Secrecy at public college fuels distrust
This from the Herald-Leader:
There is nothing wrong with the fact that Eastern Kentucky University is taking a long, careful look at how to best use its resources.
That's the responsible thing to do periodically, to re-examine programs and spending to be sure they reflect the university's goals and mission.
Like all change, though, this entails an element of uncertainty, and with it fear.
Everyone knows that public universities aren't magically going to see more tax dollars coming their way, so one program's growth could mean another's demise.
And that's one of the biggest problems with the secretive approach EKU has used to sort things out: it fuels fear and distrust.
A 22-member task force has been meeting behind closed doors for three months. The Board of Regents also met in private April 30 and will again next month when the task force presents its recommendations.
Regents chairman Craig Turner told Herald-Leader reporter Linda Blackford that the point of this exercise is to "get everybody going in one direction in a vision that says the key is for Eastern to get better."
However, that's going to be tough since the faculty and staff have largely been excluded from participating in building the vision or having any input into the direction.
It's also troubling that EKU, which has already gained a black eye in terms of openness by pursuing, unsuccessfully and at great expense, a long legal fight to keep information about the firing of the manager of its new performing arts center out of public view, is again trying to keep its public business private.
That skates too close to violating Kentucky's freedom of information statutes, as First Amendment lawyer Jon Fleischaker told Blackford.
"I think the idea that a public university can treat itself like a private corporation when they're dealing with public dollars is inappropriate and it's against the law," Fleischaker said.

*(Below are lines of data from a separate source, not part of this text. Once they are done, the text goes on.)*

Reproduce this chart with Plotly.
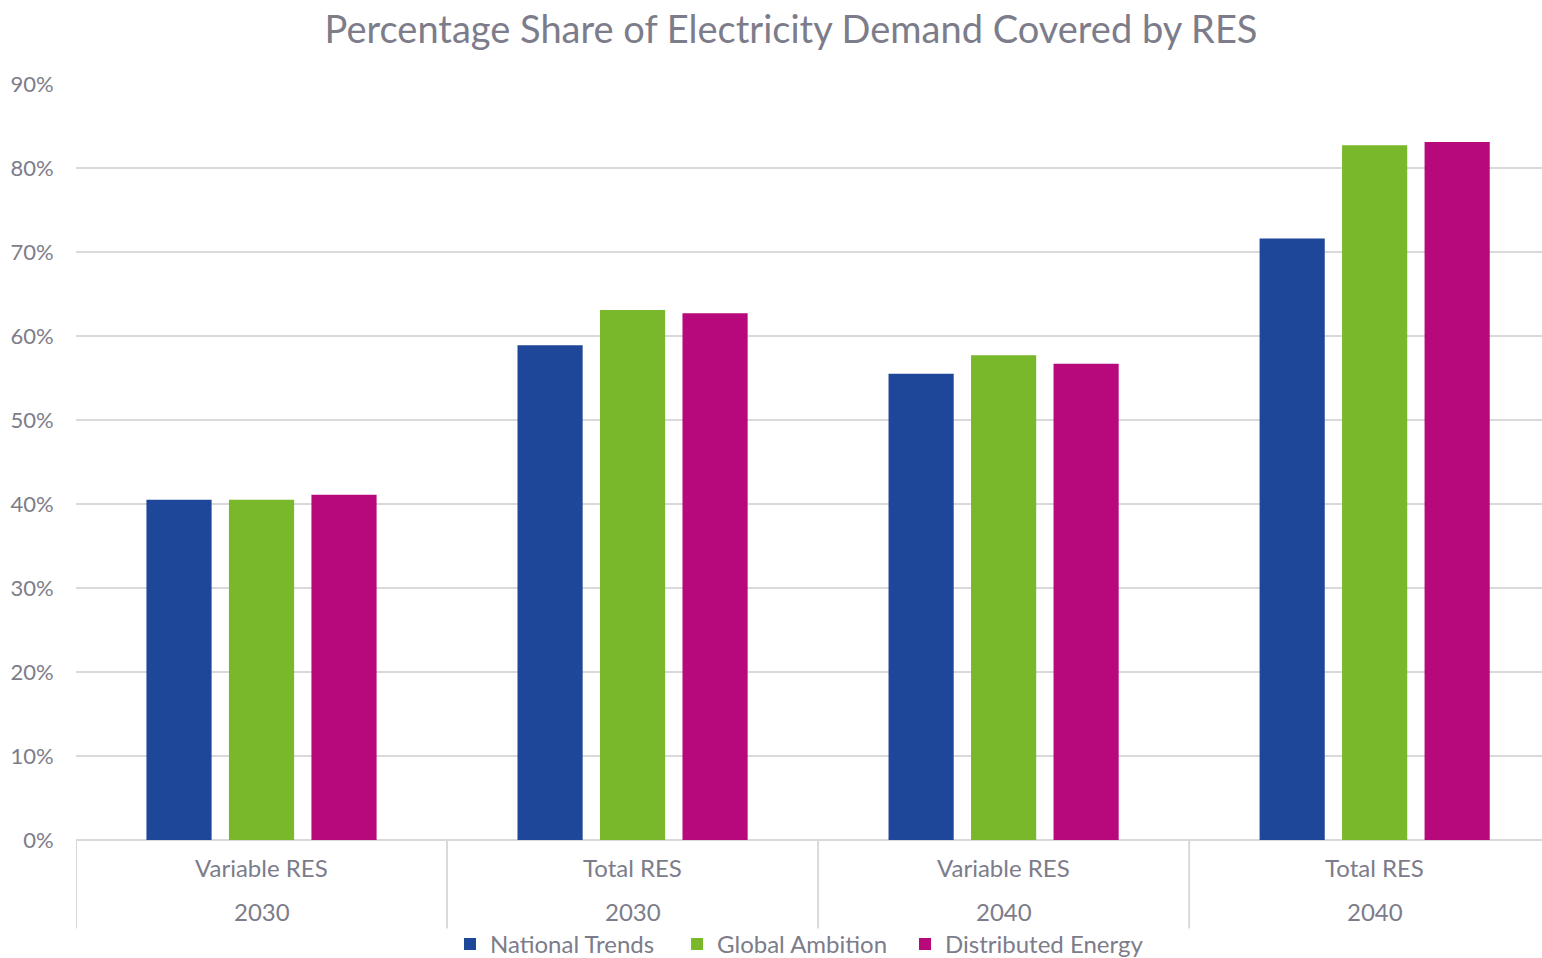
import plotly.graph_objects as go

# Scenario data: share of electricity demand covered by renewables
categories = ["Variable RES", "Total RES", "Variable RES", "Total RES"]
years = ["2030", "2030", "2040", "2040"]
national_trends = [0.405, 0.589, 0.555, 0.716]
global_ambition = [0.405, 0.631, 0.577, 0.827]
distributed_energy = [0.411, 0.627, 0.567, 0.831]
y_ticks = [0, 0.1, 0.2, 0.3, 0.4, 0.5, 0.6, 0.7, 0.8, 0.9]

FONT = "Lato"
TEXT = "#7c7c8a"
GRID = "#d9d9d9"

x_pos = list(range(len(categories)))

series = [
    ("National Trends", national_trends, "#1f4799", "legend", 0.2551),
    ("Global Ambition", global_ambition, "#78b82a", "legend2", 0.410),
    ("Distributed Energy", distributed_energy, "#b8097c", "legend3", 0.5655),
]

fig = go.Figure()
legend_layout = {}
for name, vals, color, leg, lx in series:
    fig.add_trace(go.Bar(
        x=x_pos, y=vals, name=name, legend=leg,
        marker=dict(color=color, line=dict(width=0)),
    ))
    legend_layout[leg] = dict(
        orientation="h", x=lx, xanchor="left", y=-0.138, yanchor="middle",
        font=dict(family=FONT, size=24, color=TEXT),
        itemwidth=30, bgcolor="rgba(0,0,0,0)",
    )

# Category labels (two rows) and dividers below the axis
annotations = []
for i, (c, yr) in enumerate(zip(categories, years)):
    annotations.append(dict(x=i, y=-0.036, xref="x", yref="paper", text=c,
                            showarrow=False, font=dict(family=FONT, size=24, color=TEXT),
                            xanchor="center", yanchor="middle"))
    annotations.append(dict(x=i, y=-0.094, xref="x", yref="paper", text=yr,
                            showarrow=False, font=dict(family=FONT, size=24, color=TEXT),
                            xanchor="center", yanchor="middle"))

shapes = []
for b in [-0.5, 0.5, 1.5, 2.5]:
    shapes.append(dict(type="line", xref="x", yref="paper", x0=b, x1=b,
                       y0=0, y1=-0.117, line=dict(color=GRID, width=2)))

fig.update_layout(
    width=1542, height=958,
    margin=dict(l=76, r=0, t=84, b=118, autoexpand=False),
    paper_bgcolor="white", plot_bgcolor="white",
    title=dict(text="Percentage Share of Electricity Demand Covered by RES",
               x=0.513, xanchor="center", y=0.969, yanchor="middle",
               font=dict(family=FONT, size=38, color=TEXT)),
    barmode="group", bargap=0.333, bargroupgap=0.21,
    showlegend=True,
    annotations=annotations,
    shapes=shapes,
    xaxis=dict(range=[-0.5, 3.451], showticklabels=False, showgrid=False,
               zeroline=False, showline=False, ticks=""),
    yaxis=dict(range=[0, 0.9], tickvals=y_ticks, tickformat=".0%",
               showgrid=True, gridcolor=GRID, gridwidth=2,
               zeroline=True, zerolinecolor=GRID, zerolinewidth=2,
               ticks="outside", ticklen=17, tickcolor="rgba(0,0,0,0)",
               tickfont=dict(family=FONT, size=22, color=TEXT)),
    **legend_layout,
)

fig.write_html("out.html")
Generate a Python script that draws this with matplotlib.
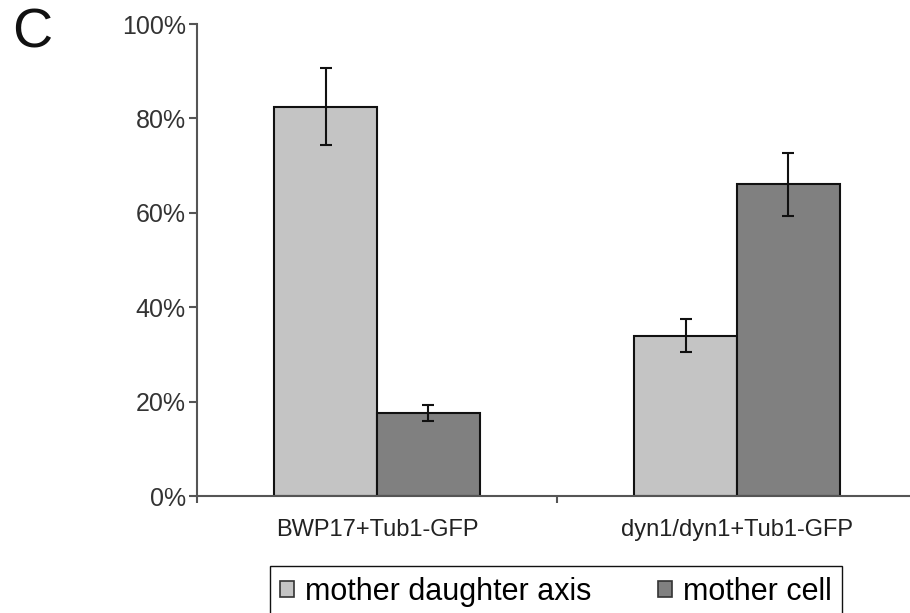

This is all doubly concerning because a new president, Michael Benson, will take over at EKU August 1 from retiring Doug Whitlock, who set this budget examination in motion in February.
Benson has been kept apprised of the task force's work and has approved the changes made so far.
It will be tough for Benson to get buy-in from a faculty and staff that have been shut out of the process. We hope Benson will make it a first order of business to change the administrative culture at EKU to one that respects both the campus community and the law, by sharing as much information as possible.
2 comments:
The Herald-Leader misses in both of its recent articles the central cause of this entire fiasco: Craig Turner. His manufactured "budget crisis" is his brainchild -- classic business model designed to invoke fear and panic so the institution can take extraordinary measures. And then to make matters worse, he puts the same failed administrators in charge of these cuts behind closed doors to figure it out on their own. Talk about the blind leading the blind. Our only hope is that Benson has better administrative instincts and he ratchets back Turner's tyrannical tendencies, and he works methodically to replace EKU's out-dated, interest vested, central administration. I know -- but you have to hang onto something......
I agree with Fleischaker, these folks are public employees working with public funds. I am not sure how they can justify making decisions behind closed doors about university program and spending priorities. Just makes everyone that more worried about what is going on. The little info you do get just gives you terse decision without any rationalization or explanation for why it is occuring.